First Commercial Bank, Bloomington, MN, was closed today by the Minnesota Department of Commerce.  The FDIC, which was named as receiver, sold the failed bank to Republic Bank & Trust Company, Louisville, KY.

Founded in 1999, First Commercial Bank was a privately held company with total assets of $215.9 million as of June 30, 2012.

First Commercial Bank has not been profitable since the last quarter of 2009 and was a “zombie bank” in every sense of the word.  The Bank had a troubled asset ratio of 297% as of March 2012 and has had a troubled asset ratio of over 100% since early 2010.  Banks with a troubled asset ratio in excess of 100% almost invariably wind up failing, as was the case with First Commercial Bank.

On August 4, 2009, regulators issued a Cease and Desist Order against First Commercial Bank which detailed the “unsafe or unsound banking practices and violations of law and/or regulations alleged to have been committed by the Bank.”  All attempts by First Commercial to raise additional capital or sell itself to another institution were unsuccessful.

A weak economy and slow loan growth have prevented many small and midsized banks from raising desperately needed capital from investors.  Without signs of an economic recovery and a stabilization in the banking industry, investors have been extremely reluctant to invest funds in weak banks.  In addition, potential purchasers of weak banks would rather wait until they fail and then purchase the failed bank in an FDIC assisted transaction.

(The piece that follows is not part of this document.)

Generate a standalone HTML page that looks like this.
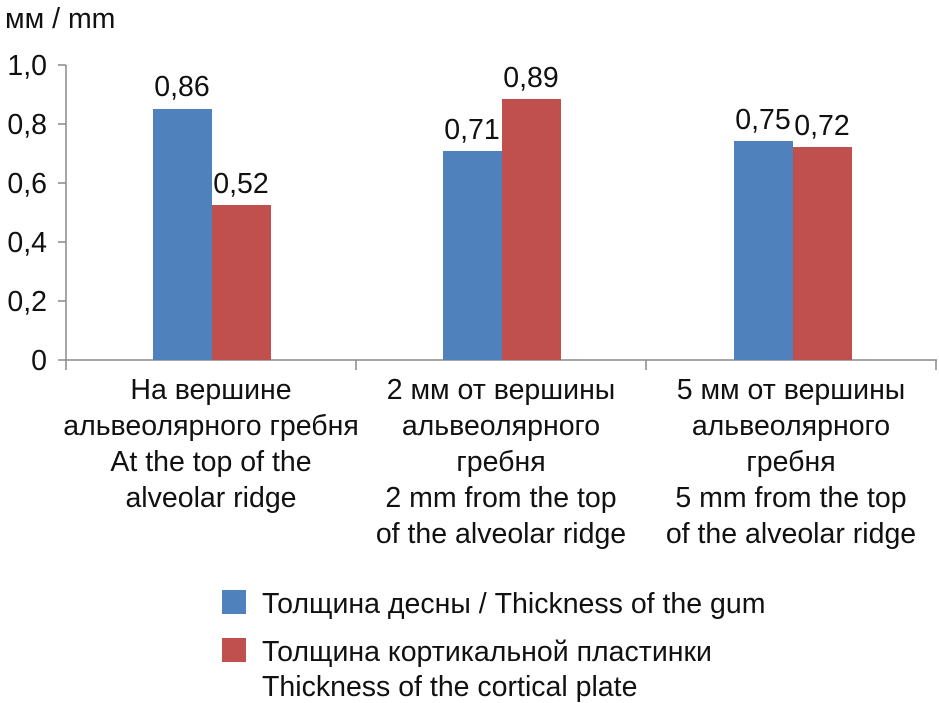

A major reason for the failure of First Commercial Bank was due to huge bets on commercial real estate loans that quickly defaulted as real estate values collapsed.  In addition, the Bank’s former Chairman, Stu Voight, who was fired in 2008, is under investigation for alleged fraud and misconduct.

All depositors of failed First Commercial Bank will automatically become depositors of Republic Bank & Trust with uninterrupted FDIC deposit insurance coverage up to the applicable limits.  Over the weekend, customers of First Commercial will have access to their money through the use of checks, debit cards and ATMs.

As of June 30, 2012, First Commercial Bank had total assets of $215.9 million and total deposits of $206.8 million.  In addition to assuming all deposits of the failed Bank, Republic Bank & Trust also purchased all of its assets at a discount of $79 million discount to book value.  According to a news release from Republic Bank & Trust, the acquisition “is expected to be immediately accretive to Republic’s net income, earnings per share and book value.”  As mentioned previously, potential buyers of troubled banks have no reason to act until after a bank has failed.  At that point, the failed bank can be purchased from the FDIC at a substantial discount and often with FDIC loss-share agreements to limit future potential losses.

Republic Bank & Trust is owned by its holding company, Republic Bancorp, Inc., which is based in Louisville, KY.  Republic Bancorp is well capitalized, profitable and has over $3.3 billion in assets.  Republic Bancorp has 43 locations in five different states.  The Bank’s stock is currently priced well over the low of $15 reached during the financial crisis in 2008.  Republic previously purchased another failed bank in when it acquired Tennessee Commerce Bank which was closed by regulators on January 27, 2012.

courtesy: yahoo finance

Republic Bancorp Inc.
601 West Market Street
Louisville, KY 40202

The cost to the FDIC Deposit Insurance Fund (DIF) for the failure of First Commercial Bank is $63.9 million or almost 30% of total assets.  First Commercial Bank is the nation’s 41st banking failure and the fourth in Minnesota.